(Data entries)
⟨

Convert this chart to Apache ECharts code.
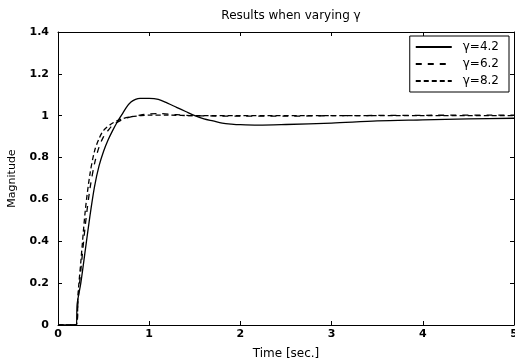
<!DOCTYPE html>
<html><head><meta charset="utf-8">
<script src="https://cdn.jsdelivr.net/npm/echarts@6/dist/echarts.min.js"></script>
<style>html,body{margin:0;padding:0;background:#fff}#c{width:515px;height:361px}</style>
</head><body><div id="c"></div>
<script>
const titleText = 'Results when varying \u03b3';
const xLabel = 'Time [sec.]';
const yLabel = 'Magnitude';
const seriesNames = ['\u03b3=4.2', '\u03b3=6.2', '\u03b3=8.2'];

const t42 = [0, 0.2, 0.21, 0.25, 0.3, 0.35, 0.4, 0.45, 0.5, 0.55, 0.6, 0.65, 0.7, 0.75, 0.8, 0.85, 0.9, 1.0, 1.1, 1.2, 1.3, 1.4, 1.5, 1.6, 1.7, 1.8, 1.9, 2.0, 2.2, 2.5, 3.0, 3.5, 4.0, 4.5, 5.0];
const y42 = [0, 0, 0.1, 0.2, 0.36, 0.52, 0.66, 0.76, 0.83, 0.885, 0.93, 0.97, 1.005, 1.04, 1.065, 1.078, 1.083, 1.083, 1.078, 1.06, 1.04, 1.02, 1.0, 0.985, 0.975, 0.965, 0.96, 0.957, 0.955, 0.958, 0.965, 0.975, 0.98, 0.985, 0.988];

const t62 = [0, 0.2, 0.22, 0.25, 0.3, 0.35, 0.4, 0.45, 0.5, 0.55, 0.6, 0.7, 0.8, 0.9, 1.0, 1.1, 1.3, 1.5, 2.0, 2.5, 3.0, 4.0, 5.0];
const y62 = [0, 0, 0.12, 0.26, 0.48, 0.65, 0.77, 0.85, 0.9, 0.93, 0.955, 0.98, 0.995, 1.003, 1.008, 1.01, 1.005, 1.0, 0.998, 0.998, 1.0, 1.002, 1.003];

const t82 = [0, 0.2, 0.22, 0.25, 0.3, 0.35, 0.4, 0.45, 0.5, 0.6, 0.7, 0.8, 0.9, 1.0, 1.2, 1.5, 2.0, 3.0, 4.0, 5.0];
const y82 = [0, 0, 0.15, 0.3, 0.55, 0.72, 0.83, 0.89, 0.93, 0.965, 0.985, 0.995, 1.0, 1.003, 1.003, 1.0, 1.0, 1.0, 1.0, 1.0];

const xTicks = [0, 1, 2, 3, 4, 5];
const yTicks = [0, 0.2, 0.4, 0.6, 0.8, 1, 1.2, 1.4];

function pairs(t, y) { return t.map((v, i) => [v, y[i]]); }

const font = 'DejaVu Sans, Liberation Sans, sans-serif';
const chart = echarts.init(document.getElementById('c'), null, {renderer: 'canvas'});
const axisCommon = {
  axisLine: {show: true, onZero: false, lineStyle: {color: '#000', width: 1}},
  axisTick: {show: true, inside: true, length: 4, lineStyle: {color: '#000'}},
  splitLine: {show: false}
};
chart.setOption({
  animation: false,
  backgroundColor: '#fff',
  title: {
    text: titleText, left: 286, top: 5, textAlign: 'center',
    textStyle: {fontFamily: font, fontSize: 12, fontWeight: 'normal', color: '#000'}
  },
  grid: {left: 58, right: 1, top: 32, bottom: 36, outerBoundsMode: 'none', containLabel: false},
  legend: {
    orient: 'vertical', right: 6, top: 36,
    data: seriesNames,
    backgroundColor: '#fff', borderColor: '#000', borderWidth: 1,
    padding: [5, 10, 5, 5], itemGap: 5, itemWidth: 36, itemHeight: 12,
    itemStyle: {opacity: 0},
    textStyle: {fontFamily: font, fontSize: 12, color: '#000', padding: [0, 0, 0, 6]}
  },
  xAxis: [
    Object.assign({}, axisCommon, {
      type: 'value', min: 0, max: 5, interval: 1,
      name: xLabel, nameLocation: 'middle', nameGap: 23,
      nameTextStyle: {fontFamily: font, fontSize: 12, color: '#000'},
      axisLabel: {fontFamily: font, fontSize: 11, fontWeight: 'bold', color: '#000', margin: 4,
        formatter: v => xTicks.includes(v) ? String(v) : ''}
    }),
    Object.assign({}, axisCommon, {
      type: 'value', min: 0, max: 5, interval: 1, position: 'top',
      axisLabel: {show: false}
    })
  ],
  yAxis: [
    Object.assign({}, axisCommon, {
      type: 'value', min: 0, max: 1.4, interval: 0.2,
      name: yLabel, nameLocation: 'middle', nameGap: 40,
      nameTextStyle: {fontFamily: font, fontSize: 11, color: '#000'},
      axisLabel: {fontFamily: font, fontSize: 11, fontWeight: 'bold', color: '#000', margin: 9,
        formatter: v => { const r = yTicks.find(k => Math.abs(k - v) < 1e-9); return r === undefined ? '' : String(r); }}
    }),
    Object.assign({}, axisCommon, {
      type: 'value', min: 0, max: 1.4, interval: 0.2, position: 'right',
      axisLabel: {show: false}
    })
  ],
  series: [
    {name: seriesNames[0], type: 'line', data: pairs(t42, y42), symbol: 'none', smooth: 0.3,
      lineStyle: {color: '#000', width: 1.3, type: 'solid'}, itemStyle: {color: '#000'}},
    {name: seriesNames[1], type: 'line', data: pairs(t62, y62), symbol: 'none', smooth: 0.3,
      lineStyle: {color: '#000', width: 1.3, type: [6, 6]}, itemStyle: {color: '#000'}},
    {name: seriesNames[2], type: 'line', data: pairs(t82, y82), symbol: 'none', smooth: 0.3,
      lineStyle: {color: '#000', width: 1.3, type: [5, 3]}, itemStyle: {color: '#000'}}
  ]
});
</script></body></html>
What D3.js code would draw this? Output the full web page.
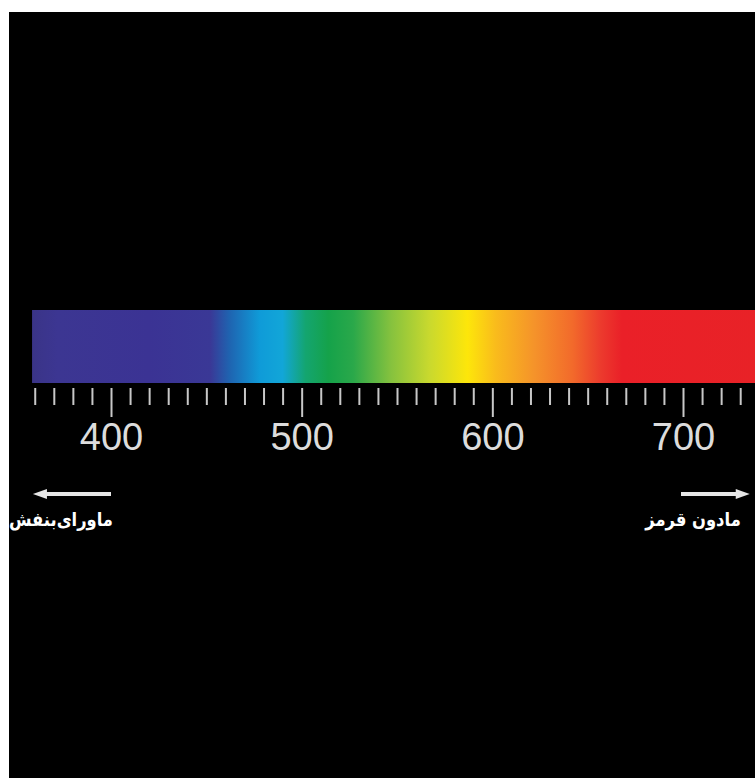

⟩

Brief
Copy each line that contains the word "this".

Complete response
Convert this chart to Apache ECharts code.
What D3.js code would draw this? Output the full web page.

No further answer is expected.